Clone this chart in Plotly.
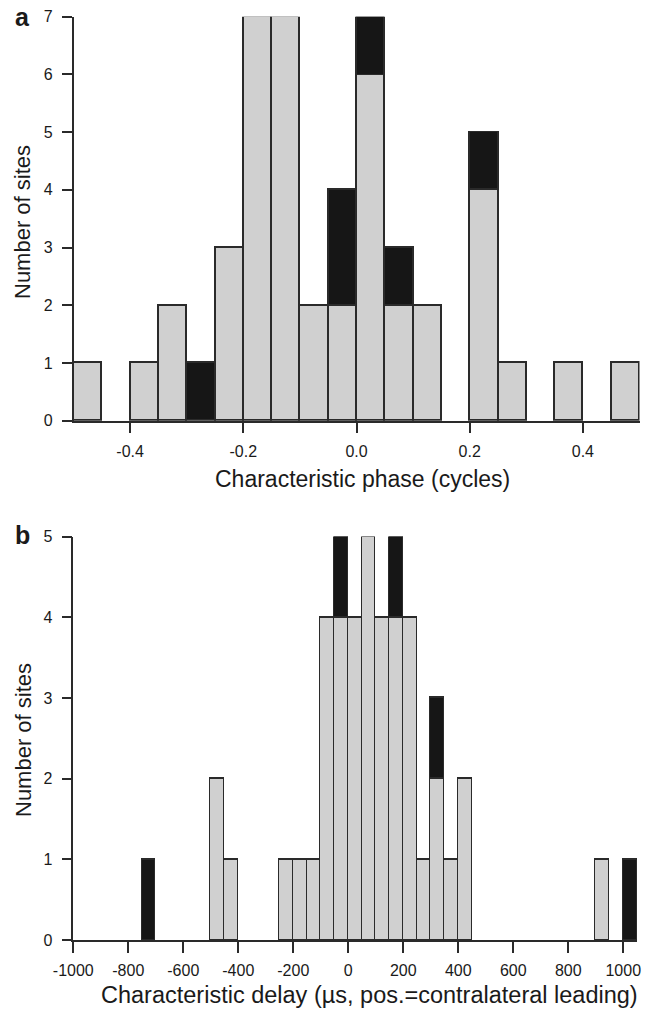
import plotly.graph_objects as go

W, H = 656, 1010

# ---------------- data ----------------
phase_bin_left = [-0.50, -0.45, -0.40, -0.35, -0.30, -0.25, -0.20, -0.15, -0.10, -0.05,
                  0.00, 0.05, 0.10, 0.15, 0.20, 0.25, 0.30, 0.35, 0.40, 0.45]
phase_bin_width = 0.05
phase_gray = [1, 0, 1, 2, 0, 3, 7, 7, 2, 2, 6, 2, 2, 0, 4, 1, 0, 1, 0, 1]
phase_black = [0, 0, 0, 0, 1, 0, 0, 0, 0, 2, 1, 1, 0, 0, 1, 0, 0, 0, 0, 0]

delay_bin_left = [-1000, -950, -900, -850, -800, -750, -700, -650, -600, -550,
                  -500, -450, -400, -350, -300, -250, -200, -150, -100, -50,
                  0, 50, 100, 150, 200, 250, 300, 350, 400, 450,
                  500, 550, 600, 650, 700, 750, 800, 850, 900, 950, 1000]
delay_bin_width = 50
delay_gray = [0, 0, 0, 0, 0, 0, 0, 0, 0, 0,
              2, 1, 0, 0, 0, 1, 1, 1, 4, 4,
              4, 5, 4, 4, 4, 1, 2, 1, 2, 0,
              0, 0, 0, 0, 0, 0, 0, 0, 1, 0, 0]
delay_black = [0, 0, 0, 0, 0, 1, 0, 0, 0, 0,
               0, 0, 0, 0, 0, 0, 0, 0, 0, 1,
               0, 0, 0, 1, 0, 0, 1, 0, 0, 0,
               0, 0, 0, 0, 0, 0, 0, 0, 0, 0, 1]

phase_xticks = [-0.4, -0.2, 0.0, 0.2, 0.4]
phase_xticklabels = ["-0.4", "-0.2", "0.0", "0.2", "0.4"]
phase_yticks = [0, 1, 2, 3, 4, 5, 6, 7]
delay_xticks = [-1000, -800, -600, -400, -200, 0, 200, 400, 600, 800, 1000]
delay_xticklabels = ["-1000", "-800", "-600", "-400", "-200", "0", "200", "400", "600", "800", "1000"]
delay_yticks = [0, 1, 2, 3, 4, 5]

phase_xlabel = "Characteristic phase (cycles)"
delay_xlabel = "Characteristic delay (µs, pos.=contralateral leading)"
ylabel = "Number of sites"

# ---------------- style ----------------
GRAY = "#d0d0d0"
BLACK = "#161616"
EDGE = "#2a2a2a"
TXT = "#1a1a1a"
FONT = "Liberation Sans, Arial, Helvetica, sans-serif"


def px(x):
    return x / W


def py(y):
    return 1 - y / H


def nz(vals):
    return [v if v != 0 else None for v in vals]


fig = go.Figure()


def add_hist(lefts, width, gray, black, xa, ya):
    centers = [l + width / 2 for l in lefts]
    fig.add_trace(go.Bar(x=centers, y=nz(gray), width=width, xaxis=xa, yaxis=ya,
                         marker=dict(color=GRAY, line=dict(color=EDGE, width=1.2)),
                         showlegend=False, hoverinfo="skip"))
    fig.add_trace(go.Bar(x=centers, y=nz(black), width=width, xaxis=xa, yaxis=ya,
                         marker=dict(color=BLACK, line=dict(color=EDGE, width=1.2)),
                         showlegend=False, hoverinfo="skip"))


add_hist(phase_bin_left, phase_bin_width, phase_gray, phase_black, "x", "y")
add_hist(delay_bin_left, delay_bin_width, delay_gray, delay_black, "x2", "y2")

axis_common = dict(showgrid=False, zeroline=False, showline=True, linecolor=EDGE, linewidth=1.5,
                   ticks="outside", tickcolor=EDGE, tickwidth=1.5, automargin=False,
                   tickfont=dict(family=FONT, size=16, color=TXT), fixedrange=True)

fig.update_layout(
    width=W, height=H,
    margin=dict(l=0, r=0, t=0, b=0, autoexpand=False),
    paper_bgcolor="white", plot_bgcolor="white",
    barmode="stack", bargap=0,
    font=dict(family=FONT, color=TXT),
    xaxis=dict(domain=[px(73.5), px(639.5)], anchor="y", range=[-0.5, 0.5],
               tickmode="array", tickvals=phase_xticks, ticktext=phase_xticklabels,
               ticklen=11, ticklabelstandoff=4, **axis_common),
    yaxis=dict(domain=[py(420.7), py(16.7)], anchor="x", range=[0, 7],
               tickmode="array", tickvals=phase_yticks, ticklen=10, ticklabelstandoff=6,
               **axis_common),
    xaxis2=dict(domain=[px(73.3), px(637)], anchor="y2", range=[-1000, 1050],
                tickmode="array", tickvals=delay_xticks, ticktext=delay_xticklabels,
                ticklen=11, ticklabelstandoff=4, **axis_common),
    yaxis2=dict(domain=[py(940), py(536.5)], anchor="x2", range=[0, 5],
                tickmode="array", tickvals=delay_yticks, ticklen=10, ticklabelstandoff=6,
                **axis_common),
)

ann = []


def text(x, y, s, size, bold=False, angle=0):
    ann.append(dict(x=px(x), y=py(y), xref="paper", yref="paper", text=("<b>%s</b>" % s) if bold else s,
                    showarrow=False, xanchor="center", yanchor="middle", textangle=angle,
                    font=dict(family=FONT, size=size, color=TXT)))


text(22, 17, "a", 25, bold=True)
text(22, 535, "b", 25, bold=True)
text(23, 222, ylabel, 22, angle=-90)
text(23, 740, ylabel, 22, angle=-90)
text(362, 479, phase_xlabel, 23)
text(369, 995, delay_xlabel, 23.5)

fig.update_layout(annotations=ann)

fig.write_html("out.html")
--*--
» Work required
Reproduce all of the data exactly; the pictures do not belong in the copy.

» Worked answer
Clone this chart in Plotly.
import plotly.graph_objects as go

W, H = 656, 1010

# ---------------- data ----------------
phase_bin_left = [-0.50, -0.45, -0.40, -0.35, -0.30, -0.25, -0.20, -0.15, -0.10, -0.05,
                  0.00, 0.05, 0.10, 0.15, 0.20, 0.25, 0.30, 0.35, 0.40, 0.45]
phase_bin_width = 0.05
phase_gray = [1, 0, 1, 2, 0, 3, 7, 7, 2, 2, 6, 2, 2, 0, 4, 1, 0, 1, 0, 1]
phase_black = [0, 0, 0, 0, 1, 0, 0, 0, 0, 2, 1, 1, 0, 0, 1, 0, 0, 0, 0, 0]

delay_bin_left = [-1000, -950, -900, -850, -800, -750, -700, -650, -600, -550,
                  -500, -450, -400, -350, -300, -250, -200, -150, -100, -50,
                  0, 50, 100, 150, 200, 250, 300, 350, 400, 450,
                  500, 550, 600, 650, 700, 750, 800, 850, 900, 950, 1000]
delay_bin_width = 50
delay_gray = [0, 0, 0, 0, 0, 0, 0, 0, 0, 0,
              2, 1, 0, 0, 0, 1, 1, 1, 4, 4,
              4, 5, 4, 4, 4, 1, 2, 1, 2, 0,
              0, 0, 0, 0, 0, 0, 0, 0, 1, 0, 0]
delay_black = [0, 0, 0, 0, 0, 1, 0, 0, 0, 0,
               0, 0, 0, 0, 0, 0, 0, 0, 0, 1,
               0, 0, 0, 1, 0, 0, 1, 0, 0, 0,
               0, 0, 0, 0, 0, 0, 0, 0, 0, 0, 1]

phase_xticks = [-0.4, -0.2, 0.0, 0.2, 0.4]
phase_xticklabels = ["-0.4", "-0.2", "0.0", "0.2", "0.4"]
phase_yticks = [0, 1, 2, 3, 4, 5, 6, 7]
delay_xticks = [-1000, -800, -600, -400, -200, 0, 200, 400, 600, 800, 1000]
delay_xticklabels = ["-1000", "-800", "-600", "-400", "-200", "0", "200", "400", "600", "800", "1000"]
delay_yticks = [0, 1, 2, 3, 4, 5]

phase_xlabel = "Characteristic phase (cycles)"
delay_xlabel = "Characteristic delay (µs, pos.=contralateral leading)"
ylabel = "Number of sites"

# ---------------- style ----------------
GRAY = "#d0d0d0"
BLACK = "#161616"
EDGE = "#2a2a2a"
TXT = "#1a1a1a"
FONT = "Liberation Sans, Arial, Helvetica, sans-serif"


def px(x):
    return x / W


def py(y):
    return 1 - y / H


def nz(vals):
    return [v if v != 0 else None for v in vals]


fig = go.Figure()


def add_hist(lefts, width, gray, black, xa, ya):
    centers = [l + width / 2 for l in lefts]
    fig.add_trace(go.Bar(x=centers, y=nz(gray), width=width, xaxis=xa, yaxis=ya,
                         marker=dict(color=GRAY, line=dict(color=EDGE, width=1.2)),
                         showlegend=False, hoverinfo="skip"))
    fig.add_trace(go.Bar(x=centers, y=nz(black), width=width, xaxis=xa, yaxis=ya,
                         marker=dict(color=BLACK, line=dict(color=EDGE, width=1.2)),
                         showlegend=False, hoverinfo="skip"))


add_hist(phase_bin_left, phase_bin_width, phase_gray, phase_black, "x", "y")
add_hist(delay_bin_left, delay_bin_width, delay_gray, delay_black, "x2", "y2")

axis_common = dict(showgrid=False, zeroline=False, showline=True, linecolor=EDGE, linewidth=1.5,
                   ticks="outside", tickcolor=EDGE, tickwidth=1.5, automargin=False,
                   tickfont=dict(family=FONT, size=16, color=TXT), fixedrange=True)

fig.update_layout(
    width=W, height=H,
    margin=dict(l=0, r=0, t=0, b=0, autoexpand=False),
    paper_bgcolor="white", plot_bgcolor="white",
    barmode="stack", bargap=0,
    font=dict(family=FONT, color=TXT),
    xaxis=dict(domain=[px(73.5), px(639.5)], anchor="y", range=[-0.5, 0.5],
               tickmode="array", tickvals=phase_xticks, ticktext=phase_xticklabels,
               ticklen=11, ticklabelstandoff=4, **axis_common),
    yaxis=dict(domain=[py(420.7), py(16.7)], anchor="x", range=[0, 7],
               tickmode="array", tickvals=phase_yticks, ticklen=10, ticklabelstandoff=6,
               **axis_common),
    xaxis2=dict(domain=[px(73.3), px(637)], anchor="y2", range=[-1000, 1050],
                tickmode="array", tickvals=delay_xticks, ticktext=delay_xticklabels,
                ticklen=11, ticklabelstandoff=4, **axis_common),
    yaxis2=dict(domain=[py(940), py(536.5)], anchor="x2", range=[0, 5],
                tickmode="array", tickvals=delay_yticks, ticklen=10, ticklabelstandoff=6,
                **axis_common),
)

ann = []


def text(x, y, s, size, bold=False, angle=0):
    ann.append(dict(x=px(x), y=py(y), xref="paper", yref="paper", text=("<b>%s</b>" % s) if bold else s,
                    showarrow=False, xanchor="center", yanchor="middle", textangle=angle,
                    font=dict(family=FONT, size=size, color=TXT)))


text(22, 17, "a", 25, bold=True)
text(22, 535, "b", 25, bold=True)
text(23, 222, ylabel, 22, angle=-90)
text(23, 740, ylabel, 22, angle=-90)
text(362, 479, phase_xlabel, 23)
text(369, 995, delay_xlabel, 23.5)

fig.update_layout(annotations=ann)

fig.write_html("out.html")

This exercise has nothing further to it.